CPLR 3211(a)(8)On October 27, 2022, plaintiff filed and served a copy of the summons and verified complaint upon the defendant's counsel via Federal Express and upon defendant via certified mail, return receipt. Plaintiff also attempted to effectuate personal service of the summons and complaint upon defendant on October 28, 2022, but was unsuccessful. On January 23, 2023, plaintiff filed an amended summons and complaint and served it via e-file and mail upon defendant's counsel.

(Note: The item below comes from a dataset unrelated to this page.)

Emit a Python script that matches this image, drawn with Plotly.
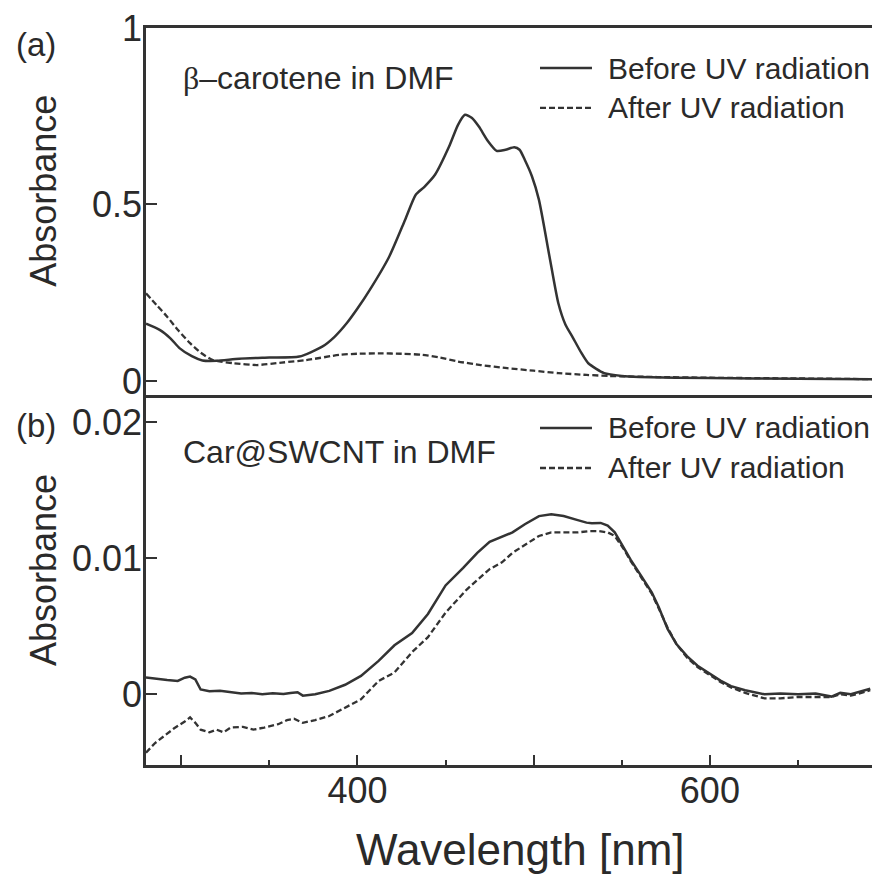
import plotly.graph_objects as go
from plotly.subplots import make_subplots

# ---- Panel (a): beta-carotene in DMF ----
a_before_nm = [280, 288, 294, 299, 306, 312, 320, 333, 350, 367, 380, 387, 394, 400, 407, 418, 427, 433, 438, 444,
               452, 457, 461, 465, 469, 474, 479, 484, 489, 492, 495, 499, 503, 509, 514, 518, 522, 527, 531, 540,
               550, 560, 600, 650, 692]
a_before_abs = [0.162, 0.144, 0.12, 0.093, 0.07, 0.058, 0.057, 0.063, 0.066, 0.069, 0.097, 0.125, 0.164, 0.205, 0.258,
                0.352, 0.456, 0.527, 0.55, 0.584, 0.664, 0.725, 0.754, 0.745, 0.72, 0.68, 0.652, 0.655, 0.662, 0.655,
                0.626, 0.58, 0.513, 0.352, 0.22, 0.16, 0.125, 0.08, 0.05, 0.022, 0.014, 0.011, 0.008, 0.006, 0.005]

a_after_nm = [280, 286, 292, 298, 305, 311, 318, 330, 343, 357, 371, 390, 400, 413, 425, 437, 447, 457, 470, 485,
              500, 514, 530, 543, 570, 600, 650, 692]
a_after_abs = [0.248, 0.215, 0.182, 0.145, 0.107, 0.08, 0.059, 0.05, 0.045, 0.052, 0.059, 0.074, 0.077, 0.078, 0.077,
               0.074, 0.066, 0.055, 0.045, 0.036, 0.029, 0.022, 0.017, 0.014, 0.011, 0.009, 0.007, 0.005]

# ---- Panel (b): Car@SWCNT in DMF ----
b_before_nm = [280, 286, 292, 298, 302, 305, 308, 311, 316, 322, 328, 334, 340, 346, 352, 358, 362, 366, 369, 376,
               384, 393, 402, 412, 421, 431, 440, 450, 460, 468, 475, 481, 488, 495, 503, 510, 517, 525, 530, 533,
               538, 542, 546, 551, 555, 561, 567, 571, 576, 581, 587, 593, 600, 606, 612, 620, 631, 640, 650, 660,
               669, 674, 680, 686, 691]
b_before_abs = [0.00123, 0.00112, 0.00105, 0.00098, 0.00122, 0.0013, 0.0011, 0.00035, 0.00022, 0.00025, 0.00017,
                0.00005, 0.0001, 0.0, 0.00008, 0.00002, 0.0001, 0.00015, -0.0001, 0.0, 0.00025, 0.0007, 0.00135,
                0.00245, 0.0036, 0.0045, 0.0059, 0.008, 0.0093, 0.0104, 0.0112, 0.0115, 0.0119, 0.0125, 0.0131,
                0.01324, 0.0131, 0.0128, 0.01262, 0.01257, 0.0126, 0.0124, 0.0119, 0.0108, 0.0099, 0.0087, 0.0075,
                0.0064, 0.0048, 0.0037, 0.0028, 0.0021, 0.0015, 0.001, 0.0006, 0.0003, 0.0, 0.00005, 0.0, 0.00005,
                -0.00017, 0.0001, 0.0, 0.0002, 0.0004]

b_after_nm = [280, 285, 290, 296, 302, 305, 308, 311, 316, 320, 324, 328, 335, 341, 347, 355, 360, 364, 369, 376,
              384, 393, 402, 412, 421, 431, 440, 450, 462, 475, 482, 488, 495, 503, 510, 516, 525, 532, 537, 542,
              546, 551, 555, 561, 567, 571, 576, 581, 587, 593, 600, 606, 612, 620, 631, 640, 650, 660, 669, 674,
              680, 686, 691]
b_after_abs = [-0.0043, -0.0036, -0.0031, -0.0025, -0.002, -0.0017, -0.0021, -0.0026, -0.0028, -0.0026, -0.0028,
               -0.00245, -0.0024, -0.0026, -0.00245, -0.0022, -0.0019, -0.0018, -0.0021, -0.0019, -0.0016, -0.001,
               -0.00037, 0.00098, 0.0016, 0.0031, 0.0042, 0.006, 0.0077, 0.0092, 0.0097, 0.0104, 0.011, 0.01164,
               0.0119, 0.0119, 0.0119, 0.012, 0.012, 0.0119, 0.01164, 0.0107, 0.0098, 0.0086, 0.0074, 0.0063, 0.0049,
               0.0037, 0.0027, 0.002, 0.0014, 0.0009, 0.0005, 0.0001, -0.0003, -0.0003, -0.0002, -0.0002, -0.0002,
               0.0, -0.0001, 0.0001, 0.0003]

x_tickvals = [300, 400, 500, 600]
x_ticktext = ["", "400", "", "600"]
x_minor_vals = [350, 450, 550, 650]
a_tickvals = [0, 0.5, 1]
a_ticktext = ["0", "0.5", "1"]
b_tickvals = [0, 0.01, 0.02]
b_ticktext = ["0", "0.01", "0.02"]

LINE = "#333333"
TXT = "#2a2a2a"
FONT = "Liberation Sans, Arial, sans-serif"
DASH = "6px,3px"

fig = make_subplots(rows=2, cols=1, shared_xaxes=True, vertical_spacing=0.0,
                    row_heights=[0.498, 0.502])

fig.add_trace(go.Scatter(x=a_before_nm, y=a_before_abs, mode="lines",
                         line=dict(color=LINE, width=2.5, shape="spline", smoothing=0.6),
                         showlegend=False), row=1, col=1)
fig.add_trace(go.Scatter(x=a_after_nm, y=a_after_abs, mode="lines",
                         line=dict(color=LINE, width=2.3, dash=DASH, shape="spline", smoothing=0.6),
                         showlegend=False), row=1, col=1)
fig.add_trace(go.Scatter(x=b_before_nm, y=b_before_abs, mode="lines", line=dict(color=LINE, width=2.5),
                         showlegend=False), row=2, col=1)
fig.add_trace(go.Scatter(x=b_after_nm, y=b_after_abs, mode="lines", line=dict(color=LINE, width=2.3, dash=DASH),
                         showlegend=False), row=2, col=1)

xcommon = dict(range=[280, 692], showline=True, linecolor=LINE, linewidth=2.5,
               showgrid=False, zeroline=False)
fig.update_xaxes(**xcommon, mirror=True, ticks="", showticklabels=False, row=1, col=1)
fig.update_xaxes(**xcommon, mirror=False, ticks="inside", ticklen=10, tickwidth=2, tickcolor=LINE,
                 tickvals=x_tickvals, ticktext=x_ticktext,
                 minor=dict(ticks="inside", ticklen=5, tickwidth=2, tickcolor=LINE, tickvals=x_minor_vals),
                 tickfont=dict(size=36, color=TXT, family=FONT), ticklabelstandoff=-8, row=2, col=1)

ycommon = dict(showline=True, linecolor=LINE, linewidth=2.5, mirror=False, showgrid=False, zeroline=False,
               ticks="inside", ticklen=11, tickwidth=2, tickcolor=LINE, ticklabelstandoff=-6,
               tickfont=dict(size=36, color=TXT, family=FONT))
fig.update_yaxes(**ycommon, range=[-0.04, 1.0], tickvals=a_tickvals, ticktext=a_ticktext, row=1, col=1)
fig.update_yaxes(**ycommon, range=[-0.0052, 0.022], tickvals=b_tickvals, ticktext=b_ticktext, row=2, col=1)

for (txt, yy) in [("(a)", 0.977), ("(b)", 0.461)]:
    fig.add_annotation(text=txt, x=-0.151, y=yy, xref="paper", yref="paper", showarrow=False,
                       xanchor="center", yanchor="middle", font=dict(size=33, color=TXT, family=FONT))

fig.add_annotation(text="<span style='font-family:Liberation Serif'>β</span>–carotene in DMF",
                   x=0.048, y=0.932, xref="paper", yref="paper", showarrow=False,
                   xanchor="left", yanchor="middle", font=dict(size=32, color=TXT, family=FONT))
fig.add_annotation(text="Car@SWCNT in DMF", x=0.048, y=0.4247, xref="paper", yref="paper", showarrow=False,
                   xanchor="left", yanchor="middle", font=dict(size=32, color=TXT, family=FONT))

for ytxt in [0.779, 0.2646]:
    fig.add_annotation(text="Absorbance", x=-0.1405, y=ytxt, xref="paper", yref="paper", showarrow=False,
                       textangle=-90, xanchor="center", yanchor="middle",
                       font=dict(size=36, color=TXT, family=FONT))

fig.add_annotation(text="Wavelength [nm]", x=0.5165, y=-0.1153, xref="paper", yref="paper", showarrow=False,
                   xanchor="center", yanchor="middle", font=dict(size=44, color=TXT, family=FONT))

# manual legends
legend_rows = [
    (0.9457, "Before UV radiation", None),
    (0.8915, "After UV radiation", DASH),
    (0.4573, "Before UV radiation", None),
    (0.4030, "After UV radiation", DASH),
]
for (yy, label, dash) in legend_rows:
    fig.add_shape(type="line", xref="paper", yref="paper", x0=0.5427, x1=0.6143, y0=yy, y1=yy,
                  line=dict(color=LINE, width=2.5 if dash is None else 2.3, dash=dash if dash else "solid"))
    fig.add_annotation(text=label, x=0.6336, y=yy, xref="paper", yref="paper", showarrow=False,
                       xanchor="left", yanchor="middle", font=dict(size=30, color=TXT, family=FONT))

fig.update_layout(width=872, height=878, margin=dict(l=146, r=0, t=28, b=113),
                  paper_bgcolor="white", plot_bgcolor="white", showlegend=False)

fig.write_html("out.html")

"[A] defendant's attorney is not automatically cloaked with . . . authority to accept service of process." Broman v. Stern, 172 A.D.2d 475, 567 N.Y.S.2d 829 (2d Dept. 1991). See also Deutsche Bank Natl. Tr. Co. v Campbell, 172 A.D.3d 1310, 101 N.Y.S.3d 414 (2d Dept 2019). "Moreover, 'absent proof that a defendant. . . designated his or her attorney as an agent for the acceptance of process, an attorney lacks the authority to accept service on the defendant's behalf.'" Redbridge Bedford. LLC v. 159 N 3rd St. Realty Holding Corp., 175 A.D.3d 1569, 109 N.Y.S.3d 352 (2d Dept 2019) quoting Born To Build, LLC v. Saleh, 139 A.D.3d 654, 31 N.Y.S.3d 545 (2d Dept 2016). Here, there was no showing that defendant authorized its counsel to accept service of process on its behalf, and defendant's counsel rejected the attempted service of process.
Accordingly, the motion is granted. The complaint is dismissed.